> Goal: Copy everything in the data below exactly except the pictures.

* BEGIN *

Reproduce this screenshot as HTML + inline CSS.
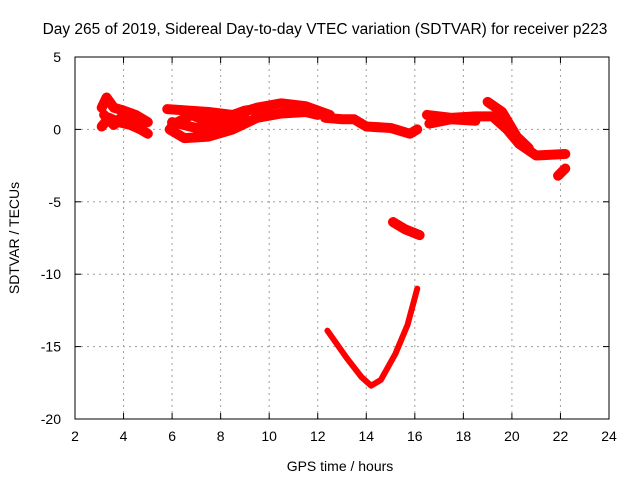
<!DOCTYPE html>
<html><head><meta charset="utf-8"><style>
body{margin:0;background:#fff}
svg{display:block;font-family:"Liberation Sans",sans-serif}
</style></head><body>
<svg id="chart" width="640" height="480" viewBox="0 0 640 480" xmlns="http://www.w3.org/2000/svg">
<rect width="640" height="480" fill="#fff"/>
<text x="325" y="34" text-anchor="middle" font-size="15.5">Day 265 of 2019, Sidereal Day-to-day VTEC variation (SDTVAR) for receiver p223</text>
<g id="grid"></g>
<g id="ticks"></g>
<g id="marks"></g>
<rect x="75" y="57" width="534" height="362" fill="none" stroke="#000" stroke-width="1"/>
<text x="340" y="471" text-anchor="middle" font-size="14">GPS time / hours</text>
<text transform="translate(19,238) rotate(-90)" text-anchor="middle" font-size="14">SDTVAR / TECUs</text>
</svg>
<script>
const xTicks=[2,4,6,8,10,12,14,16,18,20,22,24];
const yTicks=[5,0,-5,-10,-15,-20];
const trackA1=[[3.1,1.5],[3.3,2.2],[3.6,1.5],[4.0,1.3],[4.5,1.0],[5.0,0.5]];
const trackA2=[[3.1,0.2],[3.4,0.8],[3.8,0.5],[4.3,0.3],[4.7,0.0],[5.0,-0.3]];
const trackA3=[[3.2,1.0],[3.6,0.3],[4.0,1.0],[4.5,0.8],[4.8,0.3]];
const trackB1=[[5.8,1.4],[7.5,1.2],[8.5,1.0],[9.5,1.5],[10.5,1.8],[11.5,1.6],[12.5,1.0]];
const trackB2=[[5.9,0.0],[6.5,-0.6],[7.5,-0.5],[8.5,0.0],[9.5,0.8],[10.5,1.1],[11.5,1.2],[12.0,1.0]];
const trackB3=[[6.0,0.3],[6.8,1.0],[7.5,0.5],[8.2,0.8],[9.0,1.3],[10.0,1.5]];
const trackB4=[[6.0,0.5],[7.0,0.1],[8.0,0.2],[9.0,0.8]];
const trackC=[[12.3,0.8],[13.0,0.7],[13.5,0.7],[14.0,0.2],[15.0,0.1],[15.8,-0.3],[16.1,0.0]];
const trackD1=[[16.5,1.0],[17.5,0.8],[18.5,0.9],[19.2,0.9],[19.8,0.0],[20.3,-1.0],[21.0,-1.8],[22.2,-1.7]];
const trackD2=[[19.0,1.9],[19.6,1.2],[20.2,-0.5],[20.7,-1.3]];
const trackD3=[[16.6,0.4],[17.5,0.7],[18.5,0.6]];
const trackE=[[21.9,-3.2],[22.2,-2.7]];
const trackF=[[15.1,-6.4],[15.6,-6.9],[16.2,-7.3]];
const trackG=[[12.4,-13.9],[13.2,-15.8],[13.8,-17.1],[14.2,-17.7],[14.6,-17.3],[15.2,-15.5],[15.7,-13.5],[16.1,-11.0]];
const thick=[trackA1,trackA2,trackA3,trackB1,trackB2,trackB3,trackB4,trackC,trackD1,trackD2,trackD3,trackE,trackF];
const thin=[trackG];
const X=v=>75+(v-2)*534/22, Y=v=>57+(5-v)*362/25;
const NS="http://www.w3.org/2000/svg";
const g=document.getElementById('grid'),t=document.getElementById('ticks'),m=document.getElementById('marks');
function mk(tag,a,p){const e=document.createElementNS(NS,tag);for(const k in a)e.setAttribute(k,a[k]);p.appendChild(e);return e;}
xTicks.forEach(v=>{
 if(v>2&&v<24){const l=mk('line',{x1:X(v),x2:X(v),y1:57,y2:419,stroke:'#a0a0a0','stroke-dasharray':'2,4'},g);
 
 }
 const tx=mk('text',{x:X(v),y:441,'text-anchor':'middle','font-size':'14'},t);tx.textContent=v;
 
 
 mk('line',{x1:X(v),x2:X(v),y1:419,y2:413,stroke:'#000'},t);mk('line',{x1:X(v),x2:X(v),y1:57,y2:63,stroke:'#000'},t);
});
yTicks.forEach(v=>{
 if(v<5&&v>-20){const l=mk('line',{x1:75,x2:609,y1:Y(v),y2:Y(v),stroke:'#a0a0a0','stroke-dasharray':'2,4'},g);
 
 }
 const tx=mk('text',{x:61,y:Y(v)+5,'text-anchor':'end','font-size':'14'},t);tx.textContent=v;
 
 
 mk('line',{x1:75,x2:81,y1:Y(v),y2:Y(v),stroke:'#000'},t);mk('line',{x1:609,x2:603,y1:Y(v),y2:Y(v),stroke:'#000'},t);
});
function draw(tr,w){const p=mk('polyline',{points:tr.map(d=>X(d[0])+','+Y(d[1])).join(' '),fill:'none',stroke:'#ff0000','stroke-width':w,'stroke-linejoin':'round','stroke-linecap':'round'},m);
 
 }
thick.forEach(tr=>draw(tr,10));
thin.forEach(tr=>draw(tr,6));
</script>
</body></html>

* END *

> The solution:
Reproduce this screenshot as HTML + inline CSS.
<!DOCTYPE html>
<html><head><meta charset="utf-8"><style>
body{margin:0;background:#fff}
svg{display:block;font-family:"Liberation Sans",sans-serif}
</style></head><body>
<svg id="chart" width="640" height="480" viewBox="0 0 640 480" xmlns="http://www.w3.org/2000/svg">
<rect width="640" height="480" fill="#fff"/>
<text x="325" y="34" text-anchor="middle" font-size="15.5">Day 265 of 2019, Sidereal Day-to-day VTEC variation (SDTVAR) for receiver p223</text>
<g id="grid"></g>
<g id="ticks"></g>
<g id="marks"></g>
<rect x="75" y="57" width="534" height="362" fill="none" stroke="#000" stroke-width="1"/>
<text x="340" y="471" text-anchor="middle" font-size="14">GPS time / hours</text>
<text transform="translate(19,238) rotate(-90)" text-anchor="middle" font-size="14">SDTVAR / TECUs</text>
</svg>
<script>
const xTicks=[2,4,6,8,10,12,14,16,18,20,22,24];
const yTicks=[5,0,-5,-10,-15,-20];
const trackA1=[[3.1,1.5],[3.3,2.2],[3.6,1.5],[4.0,1.3],[4.5,1.0],[5.0,0.5]];
const trackA2=[[3.1,0.2],[3.4,0.8],[3.8,0.5],[4.3,0.3],[4.7,0.0],[5.0,-0.3]];
const trackA3=[[3.2,1.0],[3.6,0.3],[4.0,1.0],[4.5,0.8],[4.8,0.3]];
const trackB1=[[5.8,1.4],[7.5,1.2],[8.5,1.0],[9.5,1.5],[10.5,1.8],[11.5,1.6],[12.5,1.0]];
const trackB2=[[5.9,0.0],[6.5,-0.6],[7.5,-0.5],[8.5,0.0],[9.5,0.8],[10.5,1.1],[11.5,1.2],[12.0,1.0]];
const trackB3=[[6.0,0.3],[6.8,1.0],[7.5,0.5],[8.2,0.8],[9.0,1.3],[10.0,1.5]];
const trackB4=[[6.0,0.5],[7.0,0.1],[8.0,0.2],[9.0,0.8]];
const trackC=[[12.3,0.8],[13.0,0.7],[13.5,0.7],[14.0,0.2],[15.0,0.1],[15.8,-0.3],[16.1,0.0]];
const trackD1=[[16.5,1.0],[17.5,0.8],[18.5,0.9],[19.2,0.9],[19.8,0.0],[20.3,-1.0],[21.0,-1.8],[22.2,-1.7]];
const trackD2=[[19.0,1.9],[19.6,1.2],[20.2,-0.5],[20.7,-1.3]];
const trackD3=[[16.6,0.4],[17.5,0.7],[18.5,0.6]];
const trackE=[[21.9,-3.2],[22.2,-2.7]];
const trackF=[[15.1,-6.4],[15.6,-6.9],[16.2,-7.3]];
const trackG=[[12.4,-13.9],[13.2,-15.8],[13.8,-17.1],[14.2,-17.7],[14.6,-17.3],[15.2,-15.5],[15.7,-13.5],[16.1,-11.0]];
const thick=[trackA1,trackA2,trackA3,trackB1,trackB2,trackB3,trackB4,trackC,trackD1,trackD2,trackD3,trackE,trackF];
const thin=[trackG];
const X=v=>75+(v-2)*534/22, Y=v=>57+(5-v)*362/25;
const NS="http://www.w3.org/2000/svg";
const g=document.getElementById('grid'),t=document.getElementById('ticks'),m=document.getElementById('marks');
function mk(tag,a,p){const e=document.createElementNS(NS,tag);for(const k in a)e.setAttribute(k,a[k]);p.appendChild(e);return e;}
xTicks.forEach(v=>{
 if(v>2&&v<24){const l=mk('line',{x1:X(v),x2:X(v),y1:57,y2:419,stroke:'#a0a0a0','stroke-dasharray':'2,4'},g);
 
 }
 const tx=mk('text',{x:X(v),y:441,'text-anchor':'middle','font-size':'14'},t);tx.textContent=v;
 
 
 mk('line',{x1:X(v),x2:X(v),y1:419,y2:413,stroke:'#000'},t);mk('line',{x1:X(v),x2:X(v),y1:57,y2:63,stroke:'#000'},t);
});
yTicks.forEach(v=>{
 if(v<5&&v>-20){const l=mk('line',{x1:75,x2:609,y1:Y(v),y2:Y(v),stroke:'#a0a0a0','stroke-dasharray':'2,4'},g);
 
 }
 const tx=mk('text',{x:61,y:Y(v)+5,'text-anchor':'end','font-size':'14'},t);tx.textContent=v;
 
 
 mk('line',{x1:75,x2:81,y1:Y(v),y2:Y(v),stroke:'#000'},t);mk('line',{x1:609,x2:603,y1:Y(v),y2:Y(v),stroke:'#000'},t);
});
function draw(tr,w){const p=mk('polyline',{points:tr.map(d=>X(d[0])+','+Y(d[1])).join(' '),fill:'none',stroke:'#ff0000','stroke-width':w,'stroke-linejoin':'round','stroke-linecap':'round'},m);
 
 }
thick.forEach(tr=>draw(tr,10));
thin.forEach(tr=>draw(tr,6));
</script>
</body></html>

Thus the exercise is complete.